В заключении советском, среди такого родимого серого смрада, снилось мне увиденное и не увиденное в Европе: замки, магазины, полные красивых изделий, и особенно — уютные прелестные домики одноэтажной Германии и Тироля — олицетворение мира. Я не жалею о тяжком времени своего зарубежного изгнания.

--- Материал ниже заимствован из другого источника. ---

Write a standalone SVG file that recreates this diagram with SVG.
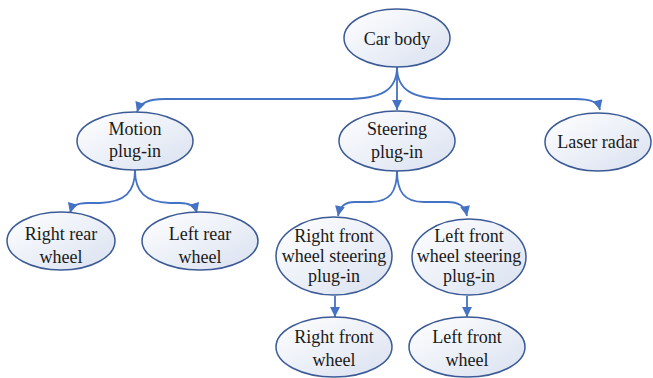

При скудности чисто «туристских» впечатлений особенно важное в стране — народ и характер, я узнала. «Курица» Эгнес и подобные ей помогли мне понять его внутреннюю культуру, основанную на осознании себя единым целым «мы», при величайшей национальной организованности. Из глубин истории этот народ донес до жестоких годин добродушие и сердечность, и это добросердечие не успели вытравить десятилетний гитлеровский режим, опирающийся на средневековье, на инстинкты низменные, садистские, имеющиеся, понятно, в народе каждом. Естественный, воспитанный историей патриотизм пытались обратить в шовинистический бред! В этот период немцы уже не разделяли себя на пруссаков, саксов, баварцев и австрийцев. Они обрели сознание единства, и это скажется на дальнейшей истории Германии, чреватой многими международными бедами. «Яволь» и бездушие царило лишь в фанатической и бюрократической среде партийной элиты. Как у всякой элиты. Неистовая человеконенавистническая пропаганда, понятно, велась во имя войны с «унтерменшами». Точно такое царило и у нас: помню зрительно статью Эдинбурга: «Убей немца», которой писатель потом безусловно стеснялся, как стеснялись немцы мыслящие журнала «Унтерменш»,[36] дискредитировавшего славянство. Все это тогда служило оружием войны. К слову: один из наших немецких редакторов, возглавлявший пропаганду и конечно, осознавший «позор Германии», сказал как-то в интимной беседе: «Мы делали, делали антисоветскую пропаганду, пока сами в нее не поверили!»

Но в тайниках народной души, всегда и везде спрятанной от правящей элиты, сохранилось человеческое, что собственно и спасает нацию. Советскими же «фюрерами» зло, классовая вражда и подлость внедрялись десятилетиями во имя мифического будущего, ради разрушения русской народности, прошлое которой сперва проклиналось и осквернялось, затем служило предметом пропагандой спекуляции (ордена Суворова, Кутузова и пр.) и только теперь в совершенно искаженном виде выкапывается из-под мусора всеми преследуемыми лучшими людьми России. Но не поздно ли?

И тогда я уже поняла, что для будущего Человечества важно не различие богатых и бедных, владеющих средствами и не владеющих, что нет на земле ни немцев, ни англичан, ни русских, никаких рас, — это все лишь «понятие», а есть только люди, плохие и хорошие. И наступление лазурного будущего Человечества возможно только тогда, когда исторически отомрут «искусственно» созданные людьми лжепонятия и классификация. «И будут Люди на Земле!»